* **DIRECTION**
Print the records below exactly, starting at the first line and stopping after the line that contains "0.34, 0.38, 0.40]". Leave out any pictures.

* **Lines of data**
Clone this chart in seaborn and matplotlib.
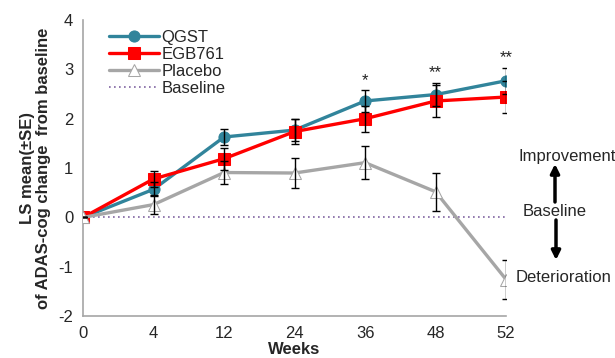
import matplotlib
matplotlib.use("Agg")
import matplotlib.pyplot as plt
import numpy as np
import pandas as pd
import seaborn as sns

# ── Data ──────────────────────────────────────────────────────────────────────
weeks = ["0", "4", "12", "24", "36", "48", "52"]

qgst_mean = [0, 0.57, 1.63, 1.77, 2.36, 2.49, 2.77]
qgst_se   = [0, 0.14, 0.16, 0.22, 0.22, 0.24, 0.26]

egb_mean = [0, 0.78, 1.19, 1.74, 2.00, 2.36, 2.44]
egb_se   = [0, 0.16, 0.22, 0.25, 0.26, 0.33, 0.33]

placebo_mean = [0, 0.26, 0.91, 0.90, 1.11, 0.52, -1.26]
placebo_se   = [0, 0.19, 0.24, 0.31, 0.34, 0.38, 0.40]

baseline = [0, 0, 0, 0, 0, 0, 0]

stars = {"36": "*", "48": "**", "52": "**"}

sns.set_theme(style="white")
plt.rcParams["font.family"] = ["Liberation Sans", "DejaVu Sans"]
plt.rcParams["axes.unicode_minus"] = False

pos = np.arange(len(weeks))
series = [
    ("QGST",    qgst_mean,    qgst_se,    dict(color="#31849B", marker="o", markersize=8,
                                               markerfacecolor="#31849B", markeredgecolor="#31849B")),
    ("EGB761",  egb_mean,     egb_se,     dict(color="#FF0000", marker="s", markersize=8,
                                               markerfacecolor="#FF0000", markeredgecolor="#FF0000")),
    ("Placebo", placebo_mean, placebo_se, dict(color="#A6A6A6", marker="^", markersize=8,
                                               markerfacecolor="white", markeredgecolor="#A6A6A6")),
]

fig = plt.figure(figsize=(6.15, 3.58), dpi=100)
ax = fig.add_axes([0.135, 0.117, 0.688, 0.827])

for label, mean, se, style in series:
    d = pd.DataFrame({"pos": pos, "mean": mean})
    sns.lineplot(data=d, x="pos", y="mean", ax=ax, label=label, linewidth=2.4,
                 zorder=3, **style)
    ax.errorbar(pos, mean, yerr=se, fmt="none", ecolor="black", elinewidth=1,
                capsize=3, capthick=1, zorder=4)

sns.lineplot(x=pos, y=baseline, ax=ax, label="Baseline", color="#8064A2",
             linestyle=(0, (1, 2)), linewidth=1.2, zorder=2)

# significance marks above the QGST error bars
for wk, s in stars.items():
    i = weeks.index(wk)
    ax.text(i, qgst_mean[i] + qgst_se[i] + 0.05, s, ha="center", va="bottom",
            fontsize=12, color="#222222")

ax.set_xlim(0, len(weeks) - 1)
ax.set_ylim(-2, 4)
ax.set_xticks(pos)
ax.set_xticklabels(weeks)
ax.set_yticks([-2, -1, 0, 1, 2, 3, 4])
ax.tick_params(axis="both", labelsize=12, length=4, width=1, color="#A6A6A6",
               direction="out", pad=3)
for side in ["top", "right"]:
    ax.spines[side].set_visible(False)
for side in ["left", "bottom"]:
    ax.spines[side].set_color("#A6A6A6")
    ax.spines[side].set_linewidth(1.2)

ax.set_xlabel("Weeks", fontsize=12, fontweight="bold", labelpad=1)
ax.set_ylabel("LS mean(\u00b1SE)\nof ADAS-cog change  from baseline",
              fontsize=12, fontweight="bold", labelpad=5, linespacing=1.15)

ax.legend(loc="upper left", bbox_to_anchor=(0.045, 0.99), frameon=False,
          fontsize=12, handlelength=3.0, handletextpad=0.15, labelspacing=0.12,
          borderaxespad=0)

# direction annotations outside the plotting area
tr = fig.transFigure
fig.text(519 / 615, (358 - 157) / 358, "Improvement", fontsize=12, va="center", ha="left")
fig.text(523 / 615, (358 - 212) / 358, "Baseline", fontsize=12, va="center", ha="left")
fig.text(516 / 615, (358 - 277) / 358, "Deterioration", fontsize=12, va="center", ha="left")
arrow = dict(arrowstyle="-|>", color="black", lw=2.5, mutation_scale=13,
             shrinkA=0, shrinkB=0)
ax.annotate("", xy=(555 / 615, (358 - 164) / 358), xytext=(555 / 615, (358 - 202) / 358),
            xycoords=tr, textcoords=tr, arrowprops=arrow)
ax.annotate("", xy=(556 / 615, (358 - 260) / 358), xytext=(556 / 615, (358 - 220) / 358),
            xycoords=tr, textcoords=tr, arrowprops=arrow)

fig.savefig("out.png", dpi=100)
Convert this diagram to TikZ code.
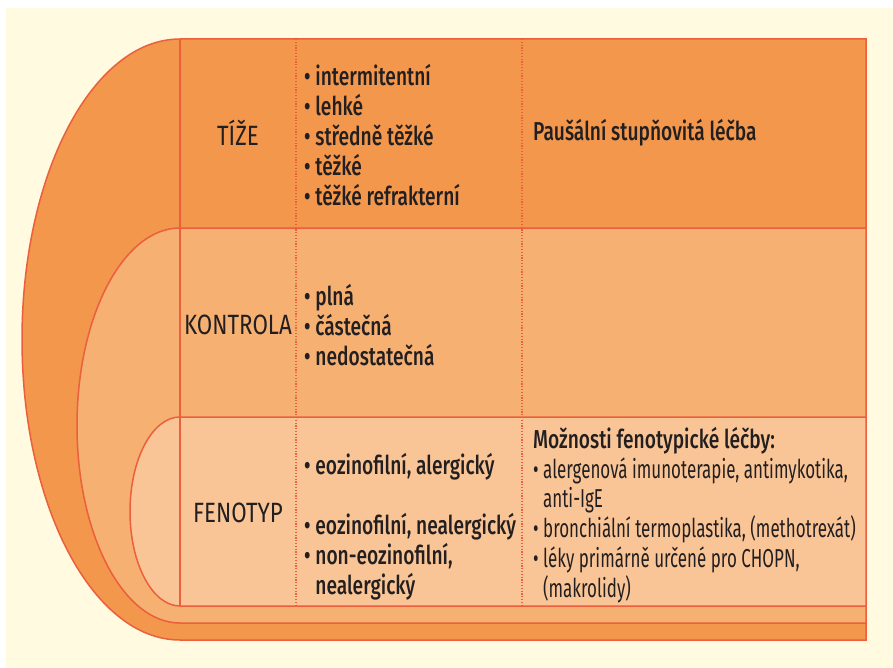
\documentclass[tikz,border=0pt]{standalone}
\usepackage{fontspec}
\setmainfont{Fira Sans}[FakeStretch=0.655,BoldFont={Fira Sans Medium},BoldFeatures={FakeStretch=0.74}]
\newfontfamily\headfont{Fira Sans}[FakeStretch=0.8]
\usepackage{tikz}
\definecolor{cream}{HTML}{FFFAE0}
\definecolor{dark}{HTML}{F2974C}
\definecolor{mid}{HTML}{F6B072}
\definecolor{light}{HTML}{FAC596}
\definecolor{edge}{HTML}{EB5F3C}
\definecolor{ink}{HTML}{231F20}
\tikzstyle{band} = [draw=edge, line width=1.5bp]
\tikzstyle{sep} = [draw=edge, line width=1.5bp, dash pattern=on 1.2bp off 1.6bp]
\tikzstyle{head} = [text=ink, inner sep=0pt, font=\headfont\fontsize{28}{30}\selectfont]
\tikzstyle{items} = [anchor=west, align=left, inner sep=0pt, text=ink, font=\fontsize{26}{30}\selectfont]

\begin{document}
\begin{tikzpicture}[x=1bp, y=-1bp]
\useasboundingbox (0,0) rectangle (893,668);
\fill [cream] (6,8) rectangle (893,668);

\filldraw [band, fill=dark] (866,39) -- (180,39) arc[start angle=270, end angle=90, x radius=158, y radius=300.5] -- (866,640) -- cycle;
\filldraw [band, fill=mid] (866,228) -- (180,228) arc[start angle=270, end angle=90, x radius=103, y radius=197.5] -- (866,623) -- cycle;
\filldraw [band, fill=light] (866,417) -- (180,417) arc[start angle=270, end angle=90, x radius=50, y radius=94.5] -- (866,606) -- cycle;

\draw [band] (180,39) -- (180,606);
\draw [sep] (296,39) -- (296,606);
\draw [sep] (522,39) -- (522,606);

\node [head] (t) at (238,133) {TÍŽE};
\node [items, font=\fontsize{26}{30}\selectfont\bfseries] (t1) at (304,135) {• intermitentní\\• lehké\\• středně těžké\\• těžké\\• těžké refrakterní};
\node [items, font=\fontsize{26}{30}\selectfont\bfseries] (t2) at (533,133) {Paušální stupňovitá léčba};

\node [head] (k) at (238,325) {KONTROLA};
\node [items, font=\fontsize{26}{30}\selectfont\bfseries] (k1) at (304,325) {• plná\\• částečná\\• nedostatečná};

\node [head] (f) at (238,513) {FENOTYP};
\node [items, font=\fontsize{26}{30}\selectfont\bfseries] (f1) at (304,527) {• eozinofilní, alergický\\[30bp]• eozinofilní, nealergický\\• non-eozinofilní,\\\phantom{• }nealergický};
\node [items] (f2) at (533,515) {\textbf{Možnosti fenotypické léčby:}\\• alergenová imunoterapie, antimykotika,\\\phantom{• }anti-IgE\\• bronchiální termoplastika, (methotrexát)\\• léky primárně určené pro CHOPN,\\\phantom{• }(makrolidy)};
\end{tikzpicture}
\end{document}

* **TASK RESULT**
Clone this chart in seaborn and matplotlib.
import matplotlib
matplotlib.use("Agg")
import matplotlib.pyplot as plt
import numpy as np
import pandas as pd
import seaborn as sns

# ── Data ──────────────────────────────────────────────────────────────────────
weeks = ["0", "4", "12", "24", "36", "48", "52"]

qgst_mean = [0, 0.57, 1.63, 1.77, 2.36, 2.49, 2.77]
qgst_se   = [0, 0.14, 0.16, 0.22, 0.22, 0.24, 0.26]

egb_mean = [0, 0.78, 1.19, 1.74, 2.00, 2.36, 2.44]
egb_se   = [0, 0.16, 0.22, 0.25, 0.26, 0.33, 0.33]

placebo_mean = [0, 0.26, 0.91, 0.90, 1.11, 0.52, -1.26]
placebo_se   = [0, 0.19, 0.24, 0.31, 0.34, 0.38, 0.40]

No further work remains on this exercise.